The plaintext token is displayed only once in the dialog box after it is created. The system does not store the original value. If the token is lost or leaked, you must take the following actions immediately:

  • On the Token Management page, find the corresponding entry and click Reset Token.

  • The old token is automatically invalidated and a new credential is generated.

  • Update all client configurations with the new token.

Q3: Why do RAM users need the Describe permission for the default database to connect to a Kyuubi Gateway?
By default, when a Spark session is established, the Kyuubi Gateway attempts to load the default database as the initial context. If the current identity does not have permission to access this database, the session initialization fails and the connection is terminated. This check is mandatory, even if your business tables are located in other databases. Therefore, all RAM users who connect to the gateway must have the DescribeDatabase permission for the default database.

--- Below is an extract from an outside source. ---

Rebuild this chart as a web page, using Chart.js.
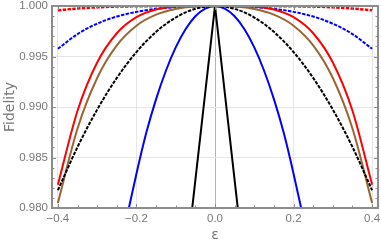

Appendix: Identity proxy and permission execution flow

The core of this solution is to use a Kyuubi Gateway token as an identity credential. The gateway proxies access requests on behalf of the token owner, which is a RAM user. This process integrates the Data Lake Formation (DLF) permission system into the EMR Serverless Spark query workflow.

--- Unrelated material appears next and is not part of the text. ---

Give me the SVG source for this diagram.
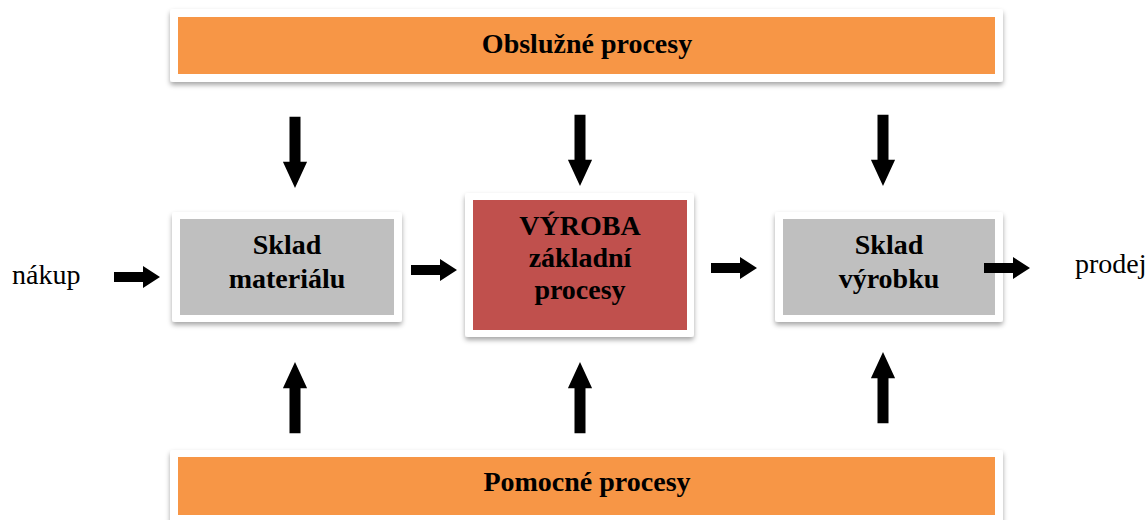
<svg xmlns="http://www.w3.org/2000/svg" width="1148" height="520" viewBox="0 0 1148 520">
  <defs>
    <filter id="shadow" x="-10%" y="-20%" width="120%" height="150%">
      <feDropShadow dx="0" dy="3" stdDeviation="2.5" flood-color="#000" flood-opacity="0.35"/>
    </filter>
    <!-- block arrow pointing right, tip at origin -->
    <path id="arr" d="M-46,-5 H-17 V-11 L0,0 L-17,11 V5 H-46 Z"/>
  </defs>
  <style>
    .frame { fill: #ffffff; filter: url(#shadow); }
    .orange { fill: #F79646; }
    .gray { fill: #BFBFBF; }
    .red { fill: #C0504D; }
    .lbl { font-family: "Liberation Serif", "Times New Roman", serif; font-weight: bold; font-size: 28px; fill: #000; text-anchor: middle; }
    .side { font-family: "Liberation Serif", "Times New Roman", serif; font-size: 28px; fill: #000; }
    .arrows use { fill: #000; }
  </style>

  <rect width="1148" height="520" fill="#ffffff"/>

  <g id="obsluzne">
    <rect class="frame" x="170" y="9" width="833" height="73" rx="3"/>
    <rect class="orange" x="178" y="17" width="817" height="57"/>
    <text class="lbl" x="587" y="53">Obslužné procesy</text>
  </g>

  <g id="sklad-materialu">
    <rect class="frame" x="172" y="212" width="230" height="110" rx="3"/>
    <rect class="gray" x="180" y="219" width="214" height="96"/>
    <text class="lbl" x="287" y="254">Sklad</text>
    <text class="lbl" x="287" y="288">materiálu</text>
  </g>

  <g id="vyroba">
    <rect class="frame" x="465" y="193" width="229" height="144" rx="3"/>
    <rect class="red" x="473" y="200" width="214" height="130"/>
    <text class="lbl" x="580" y="235">VÝROBA</text>
    <text class="lbl" x="580" y="267">základní</text>
    <text class="lbl" x="580" y="299">procesy</text>
  </g>

  <g id="sklad-vyrobku">
    <rect class="frame" x="775" y="212" width="228" height="110" rx="3"/>
    <rect class="gray" x="783" y="219" width="212" height="96"/>
    <text class="lbl" x="889" y="254">Sklad</text>
    <text class="lbl" x="889" y="288">výrobku</text>
  </g>

  <g id="pomocne">
    <rect class="frame" x="170" y="450" width="833" height="75" rx="3"/>
    <rect class="orange" x="178" y="457" width="817" height="58"/>
    <text class="lbl" x="587" y="491">Pomocné procesy</text>
  </g>

  <g id="nakup">
    <text class="side" x="12" y="284">nákup</text>
  </g>
  <g id="prodej">
    <text class="side" x="1075" y="273">prodej</text>
  </g>

  <g id="connectors" class="arrows">
    <!-- inputs from service processes -->
    <use href="#arr" transform="translate(295,188) rotate(90) scale(1.55,1.1)"/>
    <use href="#arr" transform="translate(580,186) rotate(90) scale(1.55,1.1)"/>
    <use href="#arr" transform="translate(883,186) rotate(90) scale(1.55,1.1)"/>
    <!-- inputs from auxiliary processes -->
    <use href="#arr" transform="translate(295,362) rotate(-90) scale(1.55,1.1)"/>
    <use href="#arr" transform="translate(580,362) rotate(-90) scale(1.55,1.1)"/>
    <use href="#arr" transform="translate(883,352) rotate(-90) scale(1.55,1.1)"/>
    <!-- main material flow -->
    <use href="#arr" transform="translate(160,277)"/>
    <use href="#arr" transform="translate(457,270)"/>
    <use href="#arr" transform="translate(757,268)"/>
    <use href="#arr" transform="translate(1030,268)"/>
  </g>
</svg>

The workflow is as follows:

  1. Token generation: A temporary token is generated for a specified RAM user in the Kyuubi Gateway. This token is uniquely bound to the identity of that RAM user.

  2. Client authentication: When a client, such as Beeline, establishes a Java Database Connectivity (JDBC) connection, it includes this token and the corresponding RAM username in the connection request to the Kyuubi Gateway.

  3. Identity proxy: The Kyuubi Gateway validates the token. During a Spark SQL query, the EMR Serverless Spark engine impersonates the RAM user's identity.

  4. DLF authorization: When the Spark engine accesses metadata or data in DLF, it sends a request to DLF using the impersonated RAM user's identity.

  5. Permission enforcement: DLF authorizes the request based on the access policy that is configured for the RAM user and returns a result.